Zitat: „In der Küche gibt es keine Lügen. Und auch keinen Gott. Er könnte einem sowieso nicht helfen. Entweder kann man ein Omelett zubereiten oder nicht. Entweder kann man mit den anderen Köchen mithalten, die bestellten Gerichte wieder und wieder perfekt zubereiten oder nicht. Kein Empfehlungsschreiben, kein Ausweichmanöver, keine noch so wohlformulierten Sätze und kein jämmerliches Flehen um Gnade können über die grundlegenden Fakten hinwegtäuschen. Die Küche ist die letzte Meritokratie – eine Welt des Absoluten; am Ende jedes Tages weiß man unmissverständlich, was man geleistet hat. ,Gut’ und ,Böse’ werden leicht und sofort als das erkannt, was sie sind.“

Bourdain trat informativ, temporeich, unterhaltsam und lebensklug auf

Weil Bourdain informativ, temporeich, unterhaltsam und lebensklug zugleich auftrat („Man sieht, wie arme Menschen aus wenig etwas Wunderbares machen“, sagte er oft auf seinen Reisen), war sein Erfolg im Fernsehen nur eine Frage der Zeit.

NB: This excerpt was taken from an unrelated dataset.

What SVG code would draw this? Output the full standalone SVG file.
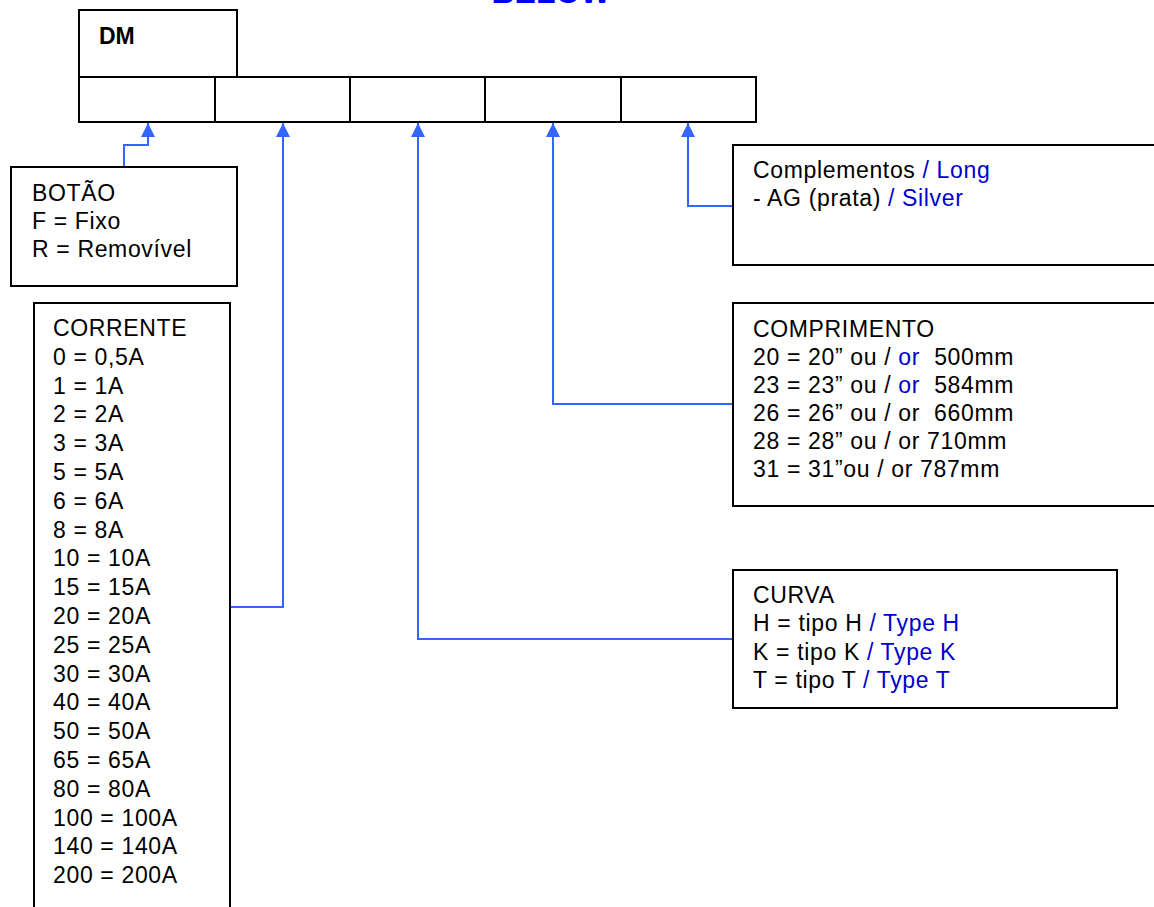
<svg xmlns="http://www.w3.org/2000/svg" width="1154" height="907" viewBox="0 0 1154 907">
<style>
.box{fill:#fff;stroke:#000;stroke-width:2}
.t{font-family:"Liberation Sans",Arial,sans-serif;font-size:23px;letter-spacing:0.65px;fill:#000;white-space:pre}
.b{fill:#0000cc}
.con{fill:none;stroke:#3366ff;stroke-width:2}
</style>
<defs>
<marker id="ah" markerWidth="14" markerHeight="14" viewBox="0 0 14 14" refX="14" refY="7" orient="auto" markerUnits="userSpaceOnUse">
<path d="M0,0 L14,7 L0,14 Z" fill="#3366ff"/>
</marker>
</defs>
<rect width="1154" height="907" fill="#fff"/>
<text x="551" y="3" text-anchor="middle" font-family="Liberation Sans,Arial,sans-serif" font-weight="bold" font-size="32" fill="#0000ff">BELOW</text>
<g id="header">
<rect class="box" x="79" y="10" width="158" height="67"/>
<text x="99" y="44" font-family="Liberation Sans,Arial,sans-serif" font-weight="bold" font-size="23" fill="#000">DM</text>
<rect class="box" x="79" y="77" width="136" height="45"/>
<rect class="box" x="215" y="77" width="135" height="45"/>
<rect class="box" x="350" y="77" width="135" height="45"/>
<rect class="box" x="485" y="77" width="136" height="45"/>
<rect class="box" x="621" y="77" width="135" height="45"/>
</g>
<g id="connectors">
<path class="con" d="M124,167 V145 H148 V123" marker-end="url(#ah)"/>
<path class="con" d="M230,607 H283 V123" marker-end="url(#ah)"/>
<path class="con" d="M733,639 H418 V123" marker-end="url(#ah)"/>
<path class="con" d="M733,404 H553 V123" marker-end="url(#ah)"/>
<path class="con" d="M733,206 H688 V123" marker-end="url(#ah)"/>
</g>
<g id="botao">
<rect class="box" x="11" y="167" width="226" height="119"/>
<text class="t" x="32" y="201">BOTÃO</text>
<text class="t" x="32" y="229">F = Fixo</text>
<text class="t" x="32" y="257">R = Removível</text>
</g>
<g id="corrente">
<rect class="box" x="34" y="303" width="196" height="620"/>
<text class="t" x="53">
<tspan x="53" y="336">CORRENTE</tspan>
<tspan x="53" y="364.8">0 = 0,5A</tspan>
<tspan x="53" y="393.6">1 = 1A</tspan>
<tspan x="53" y="422.4">2 = 2A</tspan>
<tspan x="53" y="451.2">3 = 3A</tspan>
<tspan x="53" y="480">5 = 5A</tspan>
<tspan x="53" y="508.8">6 = 6A</tspan>
<tspan x="53" y="537.6">8 = 8A</tspan>
<tspan x="53" y="566.4">10 = 10A</tspan>
<tspan x="53" y="595.2">15 = 15A</tspan>
<tspan x="53" y="624">20 = 20A</tspan>
<tspan x="53" y="652.8">25 = 25A</tspan>
<tspan x="53" y="681.6">30 = 30A</tspan>
<tspan x="53" y="710.4">40 = 40A</tspan>
<tspan x="53" y="739.2">50 = 50A</tspan>
<tspan x="53" y="768">65 = 65A</tspan>
<tspan x="53" y="796.8">80 = 80A</tspan>
<tspan x="53" y="825.6">100 = 100A</tspan>
<tspan x="53" y="854.4">140 = 140A</tspan>
<tspan x="53" y="883.2">200 = 200A</tspan>
</text>
</g>
<g id="complementos">
<rect class="box" x="733" y="145" width="440" height="120"/>
<text class="t" x="753" y="178">Complementos <tspan class="b">/ Long</tspan></text>
<text class="t" x="753" y="206">- AG (prata) <tspan class="b">/ Silver</tspan></text>
</g>
<g id="comprimento">
<rect class="box" x="733" y="303" width="440" height="203"/>
<text class="t" x="753" y="337">COMPRIMENTO</text>
<text class="t" x="753" y="365">20 = 20” ou / <tspan class="b">or</tspan>  500mm</text>
<text class="t" x="753" y="393">23 = 23” ou / <tspan class="b">or</tspan>  584mm</text>
<text class="t" x="753" y="421">26 = 26” ou / or  660mm</text>
<text class="t" x="753" y="449">28 = 28” ou / or 710mm</text>
<text class="t" x="753" y="477">31 = 31”ou / or 787mm</text>
</g>
<g id="curva">
<rect class="box" x="733" y="570" width="384" height="138"/>
<text class="t" x="753" y="603">CURVA</text>
<text class="t" x="753" y="631">H = tipo H <tspan class="b">/ Type H</tspan></text>
<text class="t" x="753" y="660">K = tipo K <tspan class="b">/ Type K</tspan></text>
<text class="t" x="753" y="688">T = tipo T <tspan class="b">/ Type T</tspan></text>
</g>
</svg>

Für CNN hat der mit der Schauspielerin Asia Argento, die maßgeblich zum Fall des übergriffigen Hollywood-Produzenten Harvey Weinstein beitrug, liiert gewesene Genussmensch Dutzende Länder besucht. Oft dabei begleitet von Prominenten, die seine Nähe suchten. Etwa der ermordete russische Oppositionspolitiker Boris Nemzow, der senegalesische Sänger Youssou N’Dour oder Barack Obama. Mit dem amerikanischen Präsidenten setzte sich Bourdain in eine schlichte Garküche in Vietnam und sprach über Gott, Politik und die Welt. „Niedrige Plastikhocker, günstige, aber köstliche Nudeln, kaltes Bier aus Hanoi“ überschrieb Bourdain das dazu passende Bild auf seiner Facebookseite.

Die Nachricht von Bourdains Tod fällt zusammen mit einer erschreckenden Bilanz des staatlichen „Center for Desease Control and Prevention“. Danach nehmen sich in den USA immer mehr Menschen das Leben. In allen Bundesstaaten (bis auf Nevada) sei die Zahl der Suizide zwischen 1999 und 2016 gestiegen. Teilweise drastisch um bis zu 60 Prozent in North Dakota. Im Berichtsjahr 2016 verzeichnete das Amt 45.000 Selbsttötungen in ganz Amerika. Neben Alzheimer und Drogenmissbrauch sei dies die dritthäufigste Todesursache. Waren schon früher vor allem ältere, weiße Männer und Jugendliche gefährdet, so steige inzwischen auch bei Frauen der Anteil derer stark, die ihrem Leben ein Ende setzen.

Anmerkung der Redaktion: Wenn Sie selbst unter Stimmungsschwankungen, Depressionen oder Selbstmordgedanken leiden oder Sie jemanden kennen, der daran leidet, können Sie sich bei der Telefonseelsorge helfen lassen. Sie erreichen sie telefonisch unter 0800/111-0-111 und 0800/111-0-222 oder im Internet auf www.telefonseelsorge.de. Die Beratung ist anonym und kostenfrei, Anrufe werden nicht auf der Telefonrechnung vermerkt.